Christie is refusing to discuss "his disappointing bid for the White House [and] his controversial endorsement of Donald Trump," The Record's State House Bureau reports on Page 1 today.
"After his brief and tightly controlled appearance in Trenton [on Monday], Christie sets off to campaign with Trump in Ohio and Kentucky," reporter Dustin Racioppi says.
Still, the best Editorial Page Editor Alfred P. Doblin can manage in an editorial today falls far short of outrage:
"Not good enough. Not good enough at all" (A-8).
What preceded that is a long paragraph on Christie's "unwillingness to explain, to the people of the state that elected him as a Republican who supported diversity, how he can now support a presidential candidate who would mass-deport 11 million immigrants and bar Muslims from entering the United States, and who was unable to unequivocally denounce the Ku Klux Klan when repeatedly asked to do just that on CNN on Sunday."
Really? What about Christie's bid to bar Syrian refugees from New Jersey and the nation?
What about his mean-spirited dismissal of the only black New Jersey Supreme Court justice, John E. Wallace Jr.?
That was as racially charged as Christie's recent attacks on President Obama.
The hit-run death of a 7-year-old West New York girl on Monday as she was walking in a crosswalk with her mother is tragic enough (A-1).

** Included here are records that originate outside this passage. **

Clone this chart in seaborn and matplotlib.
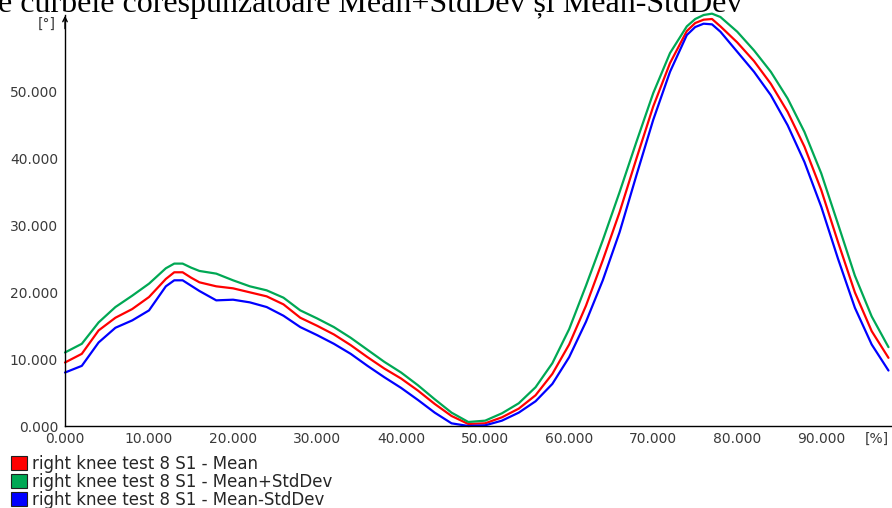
import numpy as np
import pandas as pd
import matplotlib
matplotlib.use("Agg")
import matplotlib.pyplot as plt
from matplotlib.patches import Patch
from matplotlib.ticker import MultipleLocator, FormatStrFormatter
import seaborn as sns

# Gait cycle (%) and knee flexion angle (deg)
cycle = [0, 2, 4, 6, 8, 10, 12, 13, 14, 15, 16, 18, 20, 22, 24, 26, 28, 30, 32, 34, 36, 38,
         40, 42, 44, 46, 48, 50, 52, 54, 56, 58, 60, 62, 64, 66, 68, 70, 72, 74, 75, 76, 77, 78,
         80, 82, 84, 86, 88, 90, 92, 94, 96, 98]

mean = [9.5, 10.8, 14.3, 16.2, 17.5, 19.3, 22.0, 23.0, 23.0, 22.2, 21.5, 20.9, 20.6, 20.0, 19.4, 18.2, 16.2, 15.0, 13.7, 12.1, 10.3, 8.6,
        7.1, 5.3, 3.3, 1.5, 0.3, 0.4, 1.3, 2.6, 4.6, 7.8, 12.2, 18.0, 24.8, 32.0, 40.0, 47.8, 54.3, 59.1, 60.3, 60.8, 60.9, 59.8,
        57.4, 54.6, 51.2, 47.0, 41.8, 35.3, 27.5, 20.0, 14.2, 10.2]

mean_plus_sd = [11.0, 12.3, 15.5, 17.8, 19.5, 21.3, 23.6, 24.3, 24.3, 23.7, 23.2, 22.8, 21.8, 20.9, 20.3, 19.2, 17.3, 16.1, 14.8, 13.2, 11.4, 9.6,
                8.0, 6.1, 4.0, 2.0, 0.6, 0.8, 1.9, 3.4, 5.8, 9.4, 14.5, 21.0, 27.8, 35.0, 42.5, 49.8, 55.8, 59.8, 60.9, 61.5, 61.7, 61.2,
                59.0, 56.2, 53.0, 49.0, 44.0, 37.8, 30.2, 22.5, 16.4, 11.8]

mean_minus_sd = [8.0, 9.0, 12.5, 14.7, 15.8, 17.3, 20.9, 21.8, 21.8, 21.0, 20.2, 18.8, 18.9, 18.5, 17.8, 16.5, 14.8, 13.6, 12.3, 10.8, 9.0, 7.3,
                 5.7, 3.9, 2.0, 0.4, 0.0, 0.1, 0.8, 2.0, 3.7, 6.3, 10.3, 15.6, 21.8, 29.0, 37.5, 45.8, 53.0, 58.5, 59.7, 60.2, 60.1, 59.0,
                 56.0, 53.0, 49.5, 45.0, 39.5, 32.8, 25.0, 17.7, 12.2, 8.3]

labels = ["right knee test 8 S1 - Mean",
          "right knee test 8 S1 - Mean+StdDev",
          "right knee test 8 S1 - Mean-StdDev"]
colors = ["#ff0000", "#00a854", "#0000ff"]

df = pd.concat([
    pd.DataFrame({"cycle": cycle, "angle": mean, "series": labels[0]}),
    pd.DataFrame({"cycle": cycle, "angle": mean_plus_sd, "series": labels[1]}),
    pd.DataFrame({"cycle": cycle, "angle": mean_minus_sd, "series": labels[2]}),
])

sns.set_style("white")
plt.rcParams["font.family"] = ["DejaVu Sans"]

W, H = 892, 508
fig = plt.figure(figsize=(W / 100, H / 100), dpi=100)
ax = fig.add_axes([65 / W, (H - 426) / H, (891 - 65) / W, (426 - 15) / H])

sns.lineplot(data=df, x="cycle", y="angle", hue="series", hue_order=labels,
             palette=colors, linewidth=1.6, legend=False, ax=ax, clip_on=False)

ax.set_xlim(0, 98.3)
ax.set_ylim(0, 61.5)
ax.set_xlabel("")
ax.set_ylabel("")

for side in ("top", "right"):
    ax.spines[side].set_visible(False)
for side in ("left", "bottom"):
    ax.spines[side].set_color("black")
    ax.spines[side].set_linewidth(1.0)

ax.xaxis.set_minor_locator(MultipleLocator(2))
ax.yaxis.set_minor_locator(MultipleLocator(2))
ax.xaxis.set_major_formatter(FormatStrFormatter("%.3f"))
ax.yaxis.set_major_formatter(FormatStrFormatter("%.3f"))
ax.set_xticks([0, 10, 20, 30, 40, 50, 60, 70, 80, 90])
ax.set_yticks([0, 10, 20, 30, 40, 50])

ax.tick_params(which="major", direction="inout", length=6, width=1, color="black",
               labelsize=10, labelcolor="#3a3a3a", pad=2)
ax.tick_params(which="minor", direction="out", length=3, width=0.8, color="black")
ax.tick_params(axis="x", which="major", pad=1)

# axis arrow and units
ax.annotate("", xy=(0, 1.005), xycoords="axes fraction", xytext=(0, 0.96),
            arrowprops=dict(arrowstyle="->", color="black", lw=1.0, mutation_scale=8))
fig.text(38 / W, 1 - 28 / H, "[°]", fontsize=10, color="#3a3a3a", va="baseline")
fig.text(865 / W, 1 - 443 / H, "[%]", fontsize=10, color="#3a3a3a", va="baseline")

# caption line above the chart
fig.text(-2 / W, 1 - 12 / H, "e curbele corespunzătoare Mean+StdDev și Mean-StdDev",
         family="Liberation Serif", fontsize=23, color="black", va="baseline")

handles = [Patch(facecolor=c, edgecolor="#202020", linewidth=0.8) for c in colors]
fig.legend(handles, labels, loc="upper left", bbox_to_anchor=(11 / W, 1 - 455 / H),
           frameon=False, fontsize=12, handlelength=0.95, handleheight=0.9,
           handletextpad=0.3, labelspacing=0.0, borderpad=0, borderaxespad=0)

fig.savefig("out.png", dpi=100)
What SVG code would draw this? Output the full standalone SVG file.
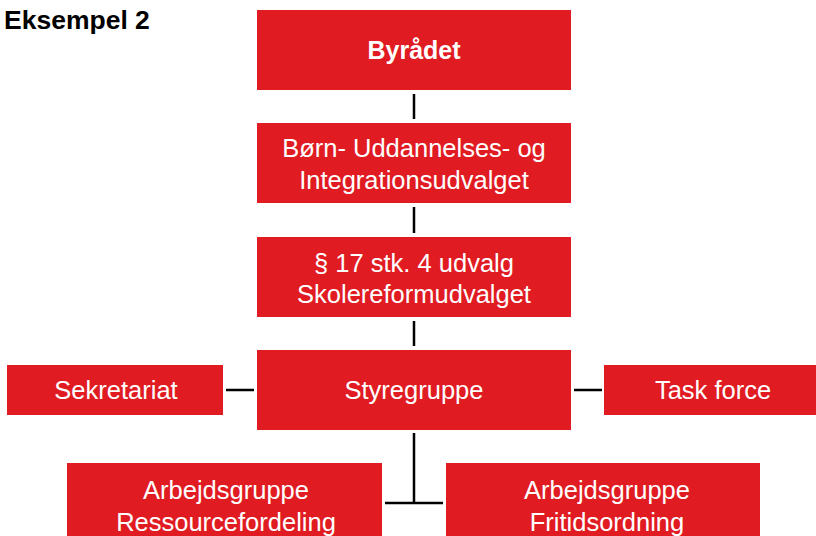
<svg xmlns="http://www.w3.org/2000/svg" width="816" height="536" viewBox="0 0 816 536">
<style>
.box{fill:#E11B22}
.t{font-family:"Liberation Sans",Arial,sans-serif;font-size:25.5px;fill:#fff;text-anchor:middle}
.b{font-weight:bold;font-size:25px}
.c{stroke:#000;stroke-width:2.5;fill:none}
.title{font-family:"Liberation Sans",Arial,sans-serif;font-size:26.5px;font-weight:bold;fill:#000}
</style>
<rect width="816" height="536" fill="#fff"/>
<text class="title" x="4" y="29">Eksempel 2</text>
<g id="connectors">
<path class="c" d="M414 94V119M414 207V233M414 321V346M226 390H254M574 390H602M414 433V503M385 503H443"/>
</g>
<g id="byraadet"><rect class="box" x="257" y="10" width="314" height="80"/><text class="t b" x="414" y="59">Byrådet</text></g>
<g id="bu"><rect class="box" x="257" y="123" width="314" height="80"/><text class="t" x="414" y="157">Børn- Uddannelses- og</text><text class="t" x="414" y="189">Integrationsudvalget</text></g>
<g id="skole"><rect class="box" x="257" y="237" width="314" height="80"/><text class="t" x="414" y="272">§ 17 stk. 4 udvalg</text><text class="t" x="414" y="303">Skolereformudvalget</text></g>
<g id="styregruppe"><rect class="box" x="257" y="350" width="314" height="80"/><text class="t" x="414" y="399">Styregruppe</text></g>
<g id="sekretariat"><rect class="box" x="7" y="365" width="216" height="50"/><text class="t" x="116" y="399">Sekretariat</text></g>
<g id="taskforce"><rect class="box" x="604" y="365" width="212" height="50"/><text class="t" x="713" y="399">Task force</text></g>
<g id="ag-ressource"><rect class="box" x="67" y="463" width="315" height="80"/><text class="t" x="226" y="499">Arbejdsgruppe</text><text class="t" x="226" y="531">Ressourcefordeling</text></g>
<g id="ag-fritid"><rect class="box" x="446" y="463" width="314" height="80"/><text class="t" x="607" y="499">Arbejdsgruppe</text><text class="t" x="607" y="531">Fritidsordning</text></g>
</svg>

But readers can't help recall how Road Warrior John Cichowski wrote a number of columns demonizing red-light cameras, which reduced crashes, injuries and deaths, and penalized speeders.
On columns about yielding to pedestrians in crosswalks, the clueless Cichowski also quoted drivers saying they wanted to run down jaywalkers.
Monday was the deadline for candidates to file nominating petitions for the April 19 school election in Hackensack and other towns.
In Hackensack, three vacancies on the nine-member board will be contested, and voters have a chance to vote "yes" or "no" on the district's proposed budget.
The Record covers schools in Englewood, Paterson and many other communities, but largely ignores Hackensack.
Last Wednesday, a story on the Local front called the Englewood district "the worst in Bergen County -- 76th out of 76."
Yet, Superintendent Robert Kravitz didn't address the city's elementary and middle schools, where 99% of the students are black and Hispanic.
And Staff Writer Matthew McGrath apparently didn't know enough about the district to ask what Kravitz is doing to integrate those schools.